▸ **WHAT IS REQUIRED**: Select lines where the word "Python" appears.

▸ **INPUT ROWS**:
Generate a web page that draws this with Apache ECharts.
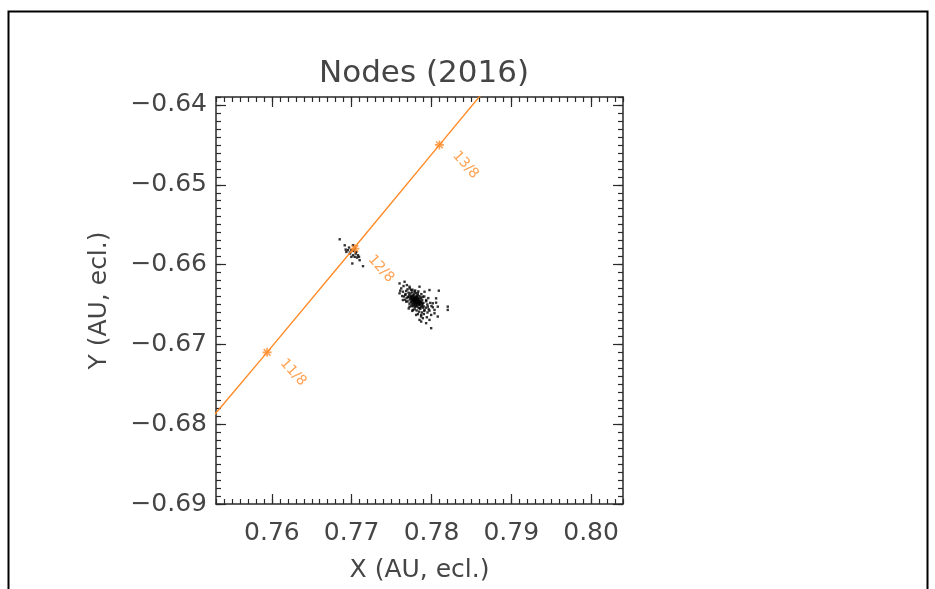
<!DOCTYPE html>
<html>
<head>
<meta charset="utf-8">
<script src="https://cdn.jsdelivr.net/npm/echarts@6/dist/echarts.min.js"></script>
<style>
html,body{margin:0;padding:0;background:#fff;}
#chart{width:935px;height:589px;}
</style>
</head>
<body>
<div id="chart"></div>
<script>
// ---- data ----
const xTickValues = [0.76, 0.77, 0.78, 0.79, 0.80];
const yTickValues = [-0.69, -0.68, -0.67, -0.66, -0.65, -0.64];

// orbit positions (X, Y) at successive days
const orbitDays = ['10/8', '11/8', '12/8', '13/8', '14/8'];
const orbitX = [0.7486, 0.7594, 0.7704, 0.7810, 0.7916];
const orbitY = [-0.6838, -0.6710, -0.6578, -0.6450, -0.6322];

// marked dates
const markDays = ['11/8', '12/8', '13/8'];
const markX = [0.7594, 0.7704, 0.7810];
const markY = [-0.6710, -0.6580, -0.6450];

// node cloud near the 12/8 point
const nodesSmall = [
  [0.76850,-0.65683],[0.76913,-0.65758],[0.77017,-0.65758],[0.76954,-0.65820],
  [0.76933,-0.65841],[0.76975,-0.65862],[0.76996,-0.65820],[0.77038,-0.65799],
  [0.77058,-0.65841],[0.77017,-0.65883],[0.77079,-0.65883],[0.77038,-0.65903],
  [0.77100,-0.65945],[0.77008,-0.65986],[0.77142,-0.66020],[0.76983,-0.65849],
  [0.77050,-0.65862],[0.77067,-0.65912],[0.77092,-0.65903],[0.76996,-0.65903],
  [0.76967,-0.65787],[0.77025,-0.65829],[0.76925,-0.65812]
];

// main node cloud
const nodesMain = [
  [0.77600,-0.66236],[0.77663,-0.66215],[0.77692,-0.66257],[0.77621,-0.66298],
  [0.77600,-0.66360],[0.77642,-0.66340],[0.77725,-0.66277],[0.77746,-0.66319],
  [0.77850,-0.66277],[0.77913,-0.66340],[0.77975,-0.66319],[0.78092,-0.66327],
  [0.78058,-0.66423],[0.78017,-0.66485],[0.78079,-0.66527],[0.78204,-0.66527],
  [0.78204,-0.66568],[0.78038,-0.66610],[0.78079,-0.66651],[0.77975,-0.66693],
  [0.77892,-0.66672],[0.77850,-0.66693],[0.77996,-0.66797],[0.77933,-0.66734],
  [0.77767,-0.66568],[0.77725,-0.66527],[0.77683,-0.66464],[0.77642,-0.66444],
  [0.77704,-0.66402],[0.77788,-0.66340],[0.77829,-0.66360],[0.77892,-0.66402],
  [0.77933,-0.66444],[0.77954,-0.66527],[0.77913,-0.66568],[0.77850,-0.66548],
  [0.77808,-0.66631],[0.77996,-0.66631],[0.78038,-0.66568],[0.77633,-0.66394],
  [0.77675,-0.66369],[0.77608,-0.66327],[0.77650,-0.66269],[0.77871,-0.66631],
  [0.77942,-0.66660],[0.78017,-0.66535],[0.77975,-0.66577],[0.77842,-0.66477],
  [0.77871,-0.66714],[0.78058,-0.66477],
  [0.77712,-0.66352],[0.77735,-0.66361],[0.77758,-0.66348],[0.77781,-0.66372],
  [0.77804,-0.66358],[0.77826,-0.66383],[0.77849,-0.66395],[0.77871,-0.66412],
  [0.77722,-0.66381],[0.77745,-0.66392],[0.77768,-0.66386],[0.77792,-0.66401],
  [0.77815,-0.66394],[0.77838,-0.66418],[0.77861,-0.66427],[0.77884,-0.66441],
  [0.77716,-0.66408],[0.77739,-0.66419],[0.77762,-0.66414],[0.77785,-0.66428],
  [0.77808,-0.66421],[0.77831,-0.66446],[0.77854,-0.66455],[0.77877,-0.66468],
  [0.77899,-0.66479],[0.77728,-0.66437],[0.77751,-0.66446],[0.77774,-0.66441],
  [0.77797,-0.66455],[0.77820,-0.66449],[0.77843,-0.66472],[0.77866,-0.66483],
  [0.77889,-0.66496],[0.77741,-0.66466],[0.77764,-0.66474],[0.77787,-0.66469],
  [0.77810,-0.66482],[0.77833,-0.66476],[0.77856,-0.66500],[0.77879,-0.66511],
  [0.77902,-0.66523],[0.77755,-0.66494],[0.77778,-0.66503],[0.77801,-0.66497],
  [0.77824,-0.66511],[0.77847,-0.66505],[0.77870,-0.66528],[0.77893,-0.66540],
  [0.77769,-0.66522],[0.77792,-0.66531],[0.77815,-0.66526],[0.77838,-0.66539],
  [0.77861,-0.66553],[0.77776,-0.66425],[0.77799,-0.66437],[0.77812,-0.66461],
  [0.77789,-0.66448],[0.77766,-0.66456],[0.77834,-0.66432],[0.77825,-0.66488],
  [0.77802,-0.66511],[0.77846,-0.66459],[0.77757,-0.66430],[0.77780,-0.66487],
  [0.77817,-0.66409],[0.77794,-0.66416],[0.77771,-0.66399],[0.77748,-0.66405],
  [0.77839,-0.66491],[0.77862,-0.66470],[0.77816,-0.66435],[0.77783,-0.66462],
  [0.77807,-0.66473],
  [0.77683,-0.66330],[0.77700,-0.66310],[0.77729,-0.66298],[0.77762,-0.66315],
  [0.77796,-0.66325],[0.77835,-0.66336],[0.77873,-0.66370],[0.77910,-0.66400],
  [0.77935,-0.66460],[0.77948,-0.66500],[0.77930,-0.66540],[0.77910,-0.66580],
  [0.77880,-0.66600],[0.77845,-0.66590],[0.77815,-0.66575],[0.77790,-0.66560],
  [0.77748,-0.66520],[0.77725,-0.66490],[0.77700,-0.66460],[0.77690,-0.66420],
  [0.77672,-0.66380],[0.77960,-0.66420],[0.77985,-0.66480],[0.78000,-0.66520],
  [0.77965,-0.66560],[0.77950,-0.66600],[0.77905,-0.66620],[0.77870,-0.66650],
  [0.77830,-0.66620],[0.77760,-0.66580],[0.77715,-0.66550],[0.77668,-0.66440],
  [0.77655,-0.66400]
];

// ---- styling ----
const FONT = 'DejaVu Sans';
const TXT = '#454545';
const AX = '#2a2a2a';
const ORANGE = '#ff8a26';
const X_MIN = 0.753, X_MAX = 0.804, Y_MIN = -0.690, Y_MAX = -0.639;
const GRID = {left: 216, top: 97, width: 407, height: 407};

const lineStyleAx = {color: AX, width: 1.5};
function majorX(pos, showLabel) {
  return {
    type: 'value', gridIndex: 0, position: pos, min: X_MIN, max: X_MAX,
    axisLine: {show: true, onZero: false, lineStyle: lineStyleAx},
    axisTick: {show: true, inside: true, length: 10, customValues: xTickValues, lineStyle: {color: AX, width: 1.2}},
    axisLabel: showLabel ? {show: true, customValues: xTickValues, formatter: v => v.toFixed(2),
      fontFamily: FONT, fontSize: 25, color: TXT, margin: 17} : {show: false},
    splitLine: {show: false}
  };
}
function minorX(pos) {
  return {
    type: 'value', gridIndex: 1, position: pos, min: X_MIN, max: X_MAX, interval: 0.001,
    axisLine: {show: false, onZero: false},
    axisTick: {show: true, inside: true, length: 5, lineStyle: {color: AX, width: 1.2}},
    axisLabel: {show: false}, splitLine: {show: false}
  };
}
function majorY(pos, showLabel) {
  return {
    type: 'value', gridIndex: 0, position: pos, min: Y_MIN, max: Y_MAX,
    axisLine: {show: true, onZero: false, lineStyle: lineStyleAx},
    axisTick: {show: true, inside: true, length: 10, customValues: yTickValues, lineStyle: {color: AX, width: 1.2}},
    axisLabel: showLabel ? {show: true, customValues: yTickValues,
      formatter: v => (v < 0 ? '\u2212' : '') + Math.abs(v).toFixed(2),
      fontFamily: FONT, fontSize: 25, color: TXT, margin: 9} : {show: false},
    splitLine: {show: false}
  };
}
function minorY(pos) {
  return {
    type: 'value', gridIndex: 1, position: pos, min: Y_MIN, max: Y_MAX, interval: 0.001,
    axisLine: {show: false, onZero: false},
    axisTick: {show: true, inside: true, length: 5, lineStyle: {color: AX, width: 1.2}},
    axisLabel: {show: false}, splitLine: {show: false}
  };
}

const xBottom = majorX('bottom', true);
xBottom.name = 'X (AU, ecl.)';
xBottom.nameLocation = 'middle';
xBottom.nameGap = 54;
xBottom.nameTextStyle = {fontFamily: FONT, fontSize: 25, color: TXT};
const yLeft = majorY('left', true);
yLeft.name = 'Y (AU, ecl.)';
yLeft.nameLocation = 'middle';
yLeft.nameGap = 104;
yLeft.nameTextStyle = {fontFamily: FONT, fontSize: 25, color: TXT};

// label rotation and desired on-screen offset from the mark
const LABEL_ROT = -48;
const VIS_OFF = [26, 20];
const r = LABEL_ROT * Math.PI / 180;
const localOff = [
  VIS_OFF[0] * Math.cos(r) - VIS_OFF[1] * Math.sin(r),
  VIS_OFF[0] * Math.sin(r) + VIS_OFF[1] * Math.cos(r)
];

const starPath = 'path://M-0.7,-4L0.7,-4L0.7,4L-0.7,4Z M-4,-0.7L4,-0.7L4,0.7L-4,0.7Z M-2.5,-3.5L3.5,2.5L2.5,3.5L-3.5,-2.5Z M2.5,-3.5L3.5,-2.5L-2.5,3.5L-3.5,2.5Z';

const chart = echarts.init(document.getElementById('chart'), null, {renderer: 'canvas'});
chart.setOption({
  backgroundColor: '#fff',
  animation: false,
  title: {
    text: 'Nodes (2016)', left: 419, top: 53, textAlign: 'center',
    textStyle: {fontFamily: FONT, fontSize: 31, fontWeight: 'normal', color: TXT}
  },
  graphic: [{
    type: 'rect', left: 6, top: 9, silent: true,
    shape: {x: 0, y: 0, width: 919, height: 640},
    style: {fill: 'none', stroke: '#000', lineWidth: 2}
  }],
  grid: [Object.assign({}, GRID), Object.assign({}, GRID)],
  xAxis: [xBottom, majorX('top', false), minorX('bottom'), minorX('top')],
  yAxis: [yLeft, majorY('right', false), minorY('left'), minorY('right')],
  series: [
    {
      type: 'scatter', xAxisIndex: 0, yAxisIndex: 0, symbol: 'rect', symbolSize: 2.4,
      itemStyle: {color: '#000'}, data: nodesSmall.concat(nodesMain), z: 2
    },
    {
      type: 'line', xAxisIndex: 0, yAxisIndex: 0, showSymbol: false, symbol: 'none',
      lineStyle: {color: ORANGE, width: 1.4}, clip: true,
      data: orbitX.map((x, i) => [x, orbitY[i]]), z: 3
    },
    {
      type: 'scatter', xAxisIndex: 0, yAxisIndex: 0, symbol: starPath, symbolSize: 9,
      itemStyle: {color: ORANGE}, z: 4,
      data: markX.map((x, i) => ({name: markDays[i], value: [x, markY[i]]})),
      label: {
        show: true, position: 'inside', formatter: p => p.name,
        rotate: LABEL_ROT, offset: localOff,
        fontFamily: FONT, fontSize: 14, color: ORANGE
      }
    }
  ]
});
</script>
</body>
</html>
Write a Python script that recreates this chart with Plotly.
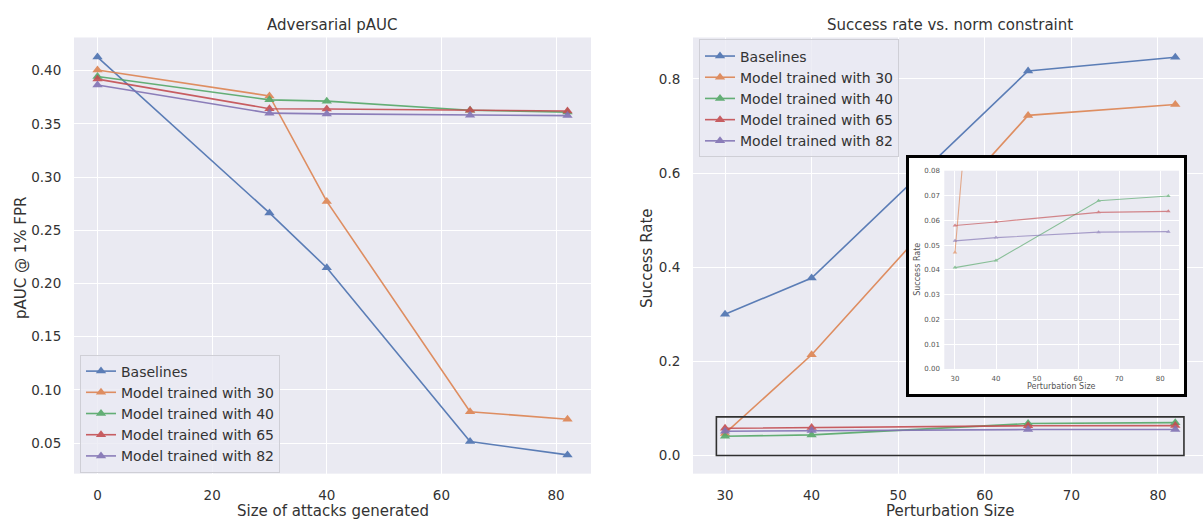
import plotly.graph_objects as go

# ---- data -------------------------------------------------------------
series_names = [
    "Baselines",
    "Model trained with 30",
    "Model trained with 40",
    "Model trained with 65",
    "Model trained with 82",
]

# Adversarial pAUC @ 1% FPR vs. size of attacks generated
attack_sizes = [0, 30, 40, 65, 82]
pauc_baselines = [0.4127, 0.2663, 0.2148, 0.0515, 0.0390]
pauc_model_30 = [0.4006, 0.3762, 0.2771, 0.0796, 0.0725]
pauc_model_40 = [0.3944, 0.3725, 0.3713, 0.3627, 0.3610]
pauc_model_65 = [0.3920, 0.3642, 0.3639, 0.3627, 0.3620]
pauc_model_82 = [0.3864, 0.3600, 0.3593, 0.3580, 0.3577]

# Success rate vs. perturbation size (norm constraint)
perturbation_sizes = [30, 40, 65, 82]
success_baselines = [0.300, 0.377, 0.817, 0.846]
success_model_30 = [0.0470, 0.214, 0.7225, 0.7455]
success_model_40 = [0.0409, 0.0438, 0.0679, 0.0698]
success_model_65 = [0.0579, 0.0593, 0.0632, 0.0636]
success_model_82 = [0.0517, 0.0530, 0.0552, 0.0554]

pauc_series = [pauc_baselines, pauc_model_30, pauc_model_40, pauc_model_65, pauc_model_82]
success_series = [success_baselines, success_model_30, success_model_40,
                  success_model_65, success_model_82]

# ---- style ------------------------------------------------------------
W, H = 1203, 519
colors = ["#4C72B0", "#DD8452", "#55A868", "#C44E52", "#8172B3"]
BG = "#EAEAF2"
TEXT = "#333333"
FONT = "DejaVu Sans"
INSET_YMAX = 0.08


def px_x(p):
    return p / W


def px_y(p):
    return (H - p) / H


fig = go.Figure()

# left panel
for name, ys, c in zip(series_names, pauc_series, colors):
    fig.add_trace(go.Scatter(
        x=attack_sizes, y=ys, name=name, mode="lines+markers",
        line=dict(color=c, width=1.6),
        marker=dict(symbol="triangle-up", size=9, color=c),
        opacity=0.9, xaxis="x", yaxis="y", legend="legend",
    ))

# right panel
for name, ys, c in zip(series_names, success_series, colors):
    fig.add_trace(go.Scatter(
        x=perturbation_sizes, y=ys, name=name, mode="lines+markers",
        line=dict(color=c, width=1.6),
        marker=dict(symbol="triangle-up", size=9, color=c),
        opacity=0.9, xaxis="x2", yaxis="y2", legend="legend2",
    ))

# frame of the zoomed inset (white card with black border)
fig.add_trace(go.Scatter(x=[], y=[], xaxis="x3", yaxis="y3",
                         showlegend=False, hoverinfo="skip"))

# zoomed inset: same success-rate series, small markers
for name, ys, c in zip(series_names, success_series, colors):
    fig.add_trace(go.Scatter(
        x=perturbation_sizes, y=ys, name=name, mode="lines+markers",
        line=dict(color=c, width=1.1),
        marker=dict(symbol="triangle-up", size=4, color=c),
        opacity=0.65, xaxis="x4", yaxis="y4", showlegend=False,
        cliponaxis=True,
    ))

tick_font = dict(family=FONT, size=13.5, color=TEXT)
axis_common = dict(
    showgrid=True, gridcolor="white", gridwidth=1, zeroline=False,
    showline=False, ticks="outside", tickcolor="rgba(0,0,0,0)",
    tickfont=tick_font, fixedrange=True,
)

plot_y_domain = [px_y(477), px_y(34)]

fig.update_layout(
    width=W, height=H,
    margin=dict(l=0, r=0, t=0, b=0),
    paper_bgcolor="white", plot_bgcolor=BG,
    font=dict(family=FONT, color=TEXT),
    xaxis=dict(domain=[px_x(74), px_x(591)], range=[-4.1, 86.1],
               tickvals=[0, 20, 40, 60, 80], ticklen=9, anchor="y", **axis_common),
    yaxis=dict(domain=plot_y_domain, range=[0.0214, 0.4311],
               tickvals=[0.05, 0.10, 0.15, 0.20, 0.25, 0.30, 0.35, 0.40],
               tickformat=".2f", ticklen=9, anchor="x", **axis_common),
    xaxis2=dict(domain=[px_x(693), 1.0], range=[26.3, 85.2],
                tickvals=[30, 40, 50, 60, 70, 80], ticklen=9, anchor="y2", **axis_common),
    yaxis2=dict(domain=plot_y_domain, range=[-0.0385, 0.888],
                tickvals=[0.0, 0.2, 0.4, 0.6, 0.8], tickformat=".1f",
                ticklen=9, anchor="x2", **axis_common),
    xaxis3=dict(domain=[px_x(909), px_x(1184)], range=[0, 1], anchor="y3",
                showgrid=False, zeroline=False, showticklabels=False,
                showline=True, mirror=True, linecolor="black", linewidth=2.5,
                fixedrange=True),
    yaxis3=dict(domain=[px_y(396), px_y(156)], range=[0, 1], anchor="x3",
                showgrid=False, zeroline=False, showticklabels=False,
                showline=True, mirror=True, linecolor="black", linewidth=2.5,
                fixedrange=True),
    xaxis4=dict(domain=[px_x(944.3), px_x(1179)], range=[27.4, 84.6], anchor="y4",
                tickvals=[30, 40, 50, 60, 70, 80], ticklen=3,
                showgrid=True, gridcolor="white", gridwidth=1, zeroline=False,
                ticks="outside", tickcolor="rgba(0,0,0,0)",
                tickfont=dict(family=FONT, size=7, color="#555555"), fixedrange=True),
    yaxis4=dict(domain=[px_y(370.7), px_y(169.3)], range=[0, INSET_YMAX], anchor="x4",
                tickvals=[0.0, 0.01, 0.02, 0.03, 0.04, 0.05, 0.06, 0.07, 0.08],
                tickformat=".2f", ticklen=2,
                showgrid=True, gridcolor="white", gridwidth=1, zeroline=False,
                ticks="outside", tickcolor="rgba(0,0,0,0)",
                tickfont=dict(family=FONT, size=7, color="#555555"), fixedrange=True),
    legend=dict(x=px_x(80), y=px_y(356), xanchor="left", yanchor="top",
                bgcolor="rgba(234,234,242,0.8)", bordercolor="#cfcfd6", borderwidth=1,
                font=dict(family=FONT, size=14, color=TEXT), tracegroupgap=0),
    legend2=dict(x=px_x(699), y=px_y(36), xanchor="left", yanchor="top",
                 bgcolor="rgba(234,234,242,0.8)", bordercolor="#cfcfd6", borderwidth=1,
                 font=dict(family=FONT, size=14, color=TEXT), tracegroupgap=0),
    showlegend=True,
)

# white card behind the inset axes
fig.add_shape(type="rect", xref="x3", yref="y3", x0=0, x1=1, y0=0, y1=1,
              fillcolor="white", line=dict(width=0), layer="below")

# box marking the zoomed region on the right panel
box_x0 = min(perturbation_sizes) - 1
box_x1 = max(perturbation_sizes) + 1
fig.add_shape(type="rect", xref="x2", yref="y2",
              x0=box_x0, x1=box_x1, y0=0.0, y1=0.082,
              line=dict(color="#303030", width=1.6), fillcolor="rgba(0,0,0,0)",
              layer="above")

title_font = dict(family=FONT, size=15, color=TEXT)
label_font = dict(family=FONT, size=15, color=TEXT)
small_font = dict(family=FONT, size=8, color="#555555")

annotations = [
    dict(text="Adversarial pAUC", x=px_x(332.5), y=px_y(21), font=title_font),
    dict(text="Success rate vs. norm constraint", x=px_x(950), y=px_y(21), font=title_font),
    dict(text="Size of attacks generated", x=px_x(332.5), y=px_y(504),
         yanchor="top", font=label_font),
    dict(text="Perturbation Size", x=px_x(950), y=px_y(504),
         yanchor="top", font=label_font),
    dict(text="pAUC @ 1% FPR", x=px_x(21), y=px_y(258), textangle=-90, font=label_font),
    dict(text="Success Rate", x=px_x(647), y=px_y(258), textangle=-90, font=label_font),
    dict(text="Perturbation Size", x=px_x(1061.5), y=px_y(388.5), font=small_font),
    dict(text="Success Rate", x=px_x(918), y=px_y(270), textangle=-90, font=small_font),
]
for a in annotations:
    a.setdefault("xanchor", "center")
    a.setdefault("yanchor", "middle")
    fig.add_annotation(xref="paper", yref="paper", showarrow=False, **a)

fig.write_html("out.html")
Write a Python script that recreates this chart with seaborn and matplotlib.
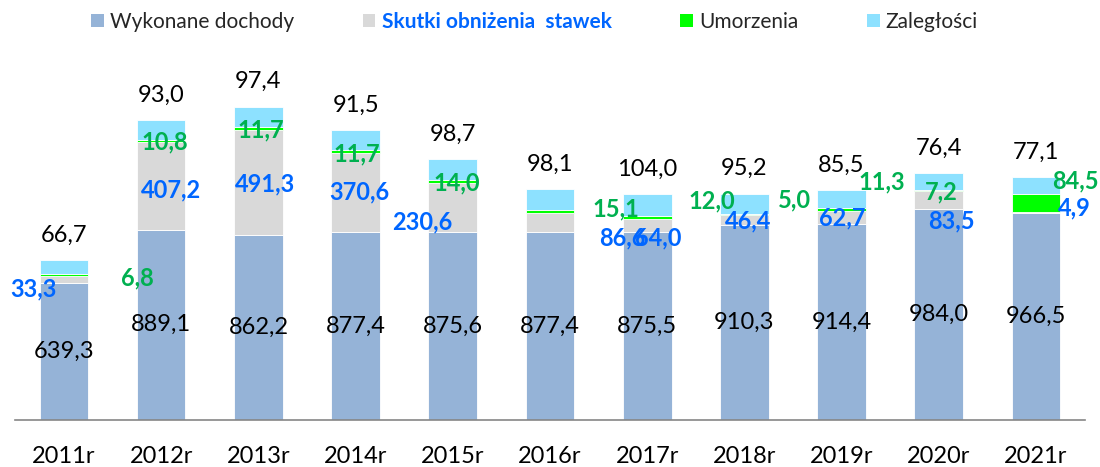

▸ **FULL OUTPUT**:
Write a Python script that recreates this chart with Plotly.
Write a Python script that recreates this chart with seaborn and matplotlib.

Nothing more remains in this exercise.